» Directions:
Find the string "Rebuild" in the entries and copy each line that has it.

» Data in this exercise:
........
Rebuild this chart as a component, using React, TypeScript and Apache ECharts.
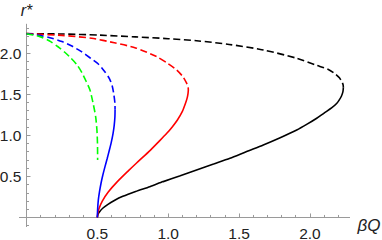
........
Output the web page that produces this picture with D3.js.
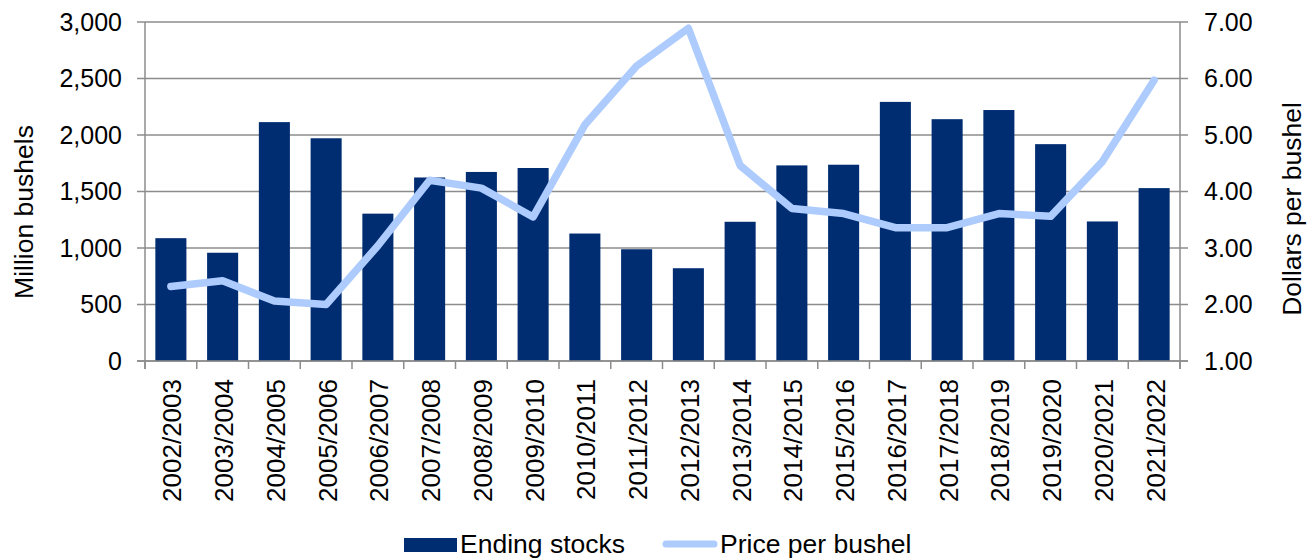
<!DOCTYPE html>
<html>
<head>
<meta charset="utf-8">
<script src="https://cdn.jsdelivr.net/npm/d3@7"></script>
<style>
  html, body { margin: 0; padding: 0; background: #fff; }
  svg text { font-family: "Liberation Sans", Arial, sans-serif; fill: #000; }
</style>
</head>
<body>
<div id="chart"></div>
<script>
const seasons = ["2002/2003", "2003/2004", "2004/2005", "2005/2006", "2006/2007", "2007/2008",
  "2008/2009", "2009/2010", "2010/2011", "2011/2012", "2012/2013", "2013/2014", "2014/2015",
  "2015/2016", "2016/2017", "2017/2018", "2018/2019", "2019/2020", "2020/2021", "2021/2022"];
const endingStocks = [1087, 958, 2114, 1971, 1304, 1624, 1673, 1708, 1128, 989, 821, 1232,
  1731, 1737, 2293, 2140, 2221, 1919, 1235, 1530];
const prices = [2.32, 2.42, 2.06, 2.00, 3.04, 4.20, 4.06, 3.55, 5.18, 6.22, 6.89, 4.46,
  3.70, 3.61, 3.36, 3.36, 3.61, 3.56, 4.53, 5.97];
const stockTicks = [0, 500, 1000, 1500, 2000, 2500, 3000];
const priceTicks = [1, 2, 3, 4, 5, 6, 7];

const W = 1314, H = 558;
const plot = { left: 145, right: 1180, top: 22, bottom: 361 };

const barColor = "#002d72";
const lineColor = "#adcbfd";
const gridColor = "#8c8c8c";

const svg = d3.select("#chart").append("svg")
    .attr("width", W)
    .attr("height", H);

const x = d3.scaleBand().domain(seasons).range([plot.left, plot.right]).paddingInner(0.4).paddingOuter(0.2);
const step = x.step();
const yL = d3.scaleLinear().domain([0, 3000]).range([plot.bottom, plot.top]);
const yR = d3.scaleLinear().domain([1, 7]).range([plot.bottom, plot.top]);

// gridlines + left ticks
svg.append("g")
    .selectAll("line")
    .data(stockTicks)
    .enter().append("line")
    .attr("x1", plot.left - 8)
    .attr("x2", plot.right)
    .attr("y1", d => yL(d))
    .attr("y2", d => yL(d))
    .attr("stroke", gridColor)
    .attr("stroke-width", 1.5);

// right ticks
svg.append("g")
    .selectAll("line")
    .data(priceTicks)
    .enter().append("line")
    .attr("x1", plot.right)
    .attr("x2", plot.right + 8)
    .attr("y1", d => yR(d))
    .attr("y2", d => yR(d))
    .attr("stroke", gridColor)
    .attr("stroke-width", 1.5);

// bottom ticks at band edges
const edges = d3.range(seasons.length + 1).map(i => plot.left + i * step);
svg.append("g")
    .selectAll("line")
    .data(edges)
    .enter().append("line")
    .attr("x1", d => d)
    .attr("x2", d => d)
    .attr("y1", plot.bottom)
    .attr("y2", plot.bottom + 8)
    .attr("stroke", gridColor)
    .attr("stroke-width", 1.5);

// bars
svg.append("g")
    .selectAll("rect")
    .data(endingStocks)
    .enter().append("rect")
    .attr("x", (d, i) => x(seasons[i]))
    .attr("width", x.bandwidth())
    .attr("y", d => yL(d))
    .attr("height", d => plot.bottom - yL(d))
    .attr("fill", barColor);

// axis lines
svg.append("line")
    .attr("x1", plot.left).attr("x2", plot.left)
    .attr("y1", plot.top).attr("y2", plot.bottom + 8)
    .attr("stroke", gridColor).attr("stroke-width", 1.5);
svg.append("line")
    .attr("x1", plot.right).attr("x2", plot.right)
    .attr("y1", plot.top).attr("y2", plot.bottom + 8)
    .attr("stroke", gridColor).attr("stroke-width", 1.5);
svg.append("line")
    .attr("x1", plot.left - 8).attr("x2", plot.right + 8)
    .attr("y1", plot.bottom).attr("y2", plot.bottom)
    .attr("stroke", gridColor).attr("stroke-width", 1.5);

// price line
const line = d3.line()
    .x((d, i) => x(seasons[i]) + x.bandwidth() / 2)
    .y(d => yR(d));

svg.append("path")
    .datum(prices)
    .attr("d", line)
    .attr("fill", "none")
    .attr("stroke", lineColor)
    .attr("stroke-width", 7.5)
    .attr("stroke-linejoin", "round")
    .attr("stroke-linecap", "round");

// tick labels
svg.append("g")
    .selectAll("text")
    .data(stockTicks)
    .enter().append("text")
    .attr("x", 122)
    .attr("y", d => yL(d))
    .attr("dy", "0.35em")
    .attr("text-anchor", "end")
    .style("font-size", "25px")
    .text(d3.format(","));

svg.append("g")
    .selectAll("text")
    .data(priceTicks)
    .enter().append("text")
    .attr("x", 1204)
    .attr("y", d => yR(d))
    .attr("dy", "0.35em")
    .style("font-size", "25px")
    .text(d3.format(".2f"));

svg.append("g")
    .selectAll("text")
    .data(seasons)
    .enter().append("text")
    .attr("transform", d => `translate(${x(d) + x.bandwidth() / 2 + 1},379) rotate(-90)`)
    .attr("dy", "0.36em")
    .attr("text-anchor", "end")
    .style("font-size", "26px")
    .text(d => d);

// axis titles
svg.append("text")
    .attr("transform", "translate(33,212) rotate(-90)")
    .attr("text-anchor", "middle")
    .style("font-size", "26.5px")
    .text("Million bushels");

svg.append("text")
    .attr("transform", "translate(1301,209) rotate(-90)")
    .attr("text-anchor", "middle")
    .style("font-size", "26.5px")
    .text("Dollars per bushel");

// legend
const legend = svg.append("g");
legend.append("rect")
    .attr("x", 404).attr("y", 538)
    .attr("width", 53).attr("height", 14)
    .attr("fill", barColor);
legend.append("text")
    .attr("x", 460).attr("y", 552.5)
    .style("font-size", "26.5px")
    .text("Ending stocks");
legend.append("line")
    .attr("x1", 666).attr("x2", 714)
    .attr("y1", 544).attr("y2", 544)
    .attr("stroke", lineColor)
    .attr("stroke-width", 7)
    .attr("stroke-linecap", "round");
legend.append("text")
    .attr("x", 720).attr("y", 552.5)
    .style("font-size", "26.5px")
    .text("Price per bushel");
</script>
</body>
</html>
........
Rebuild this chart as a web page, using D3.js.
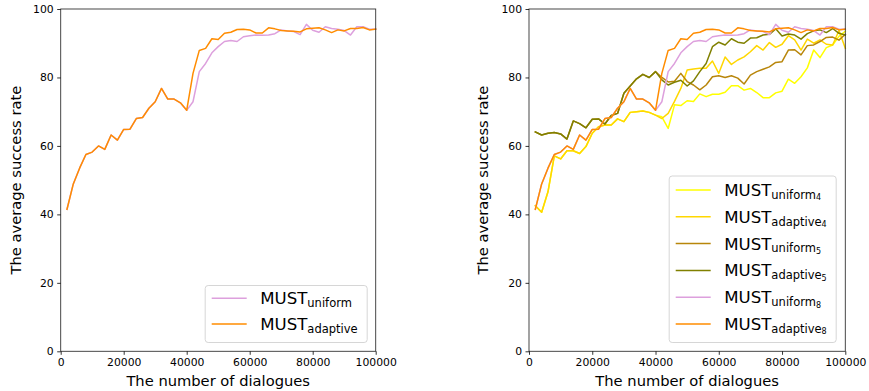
........
» Finished answer:
Rebuild this chart as a component, using React, TypeScript and Apache ECharts.
Rebuild this chart as a web page, using D3.js.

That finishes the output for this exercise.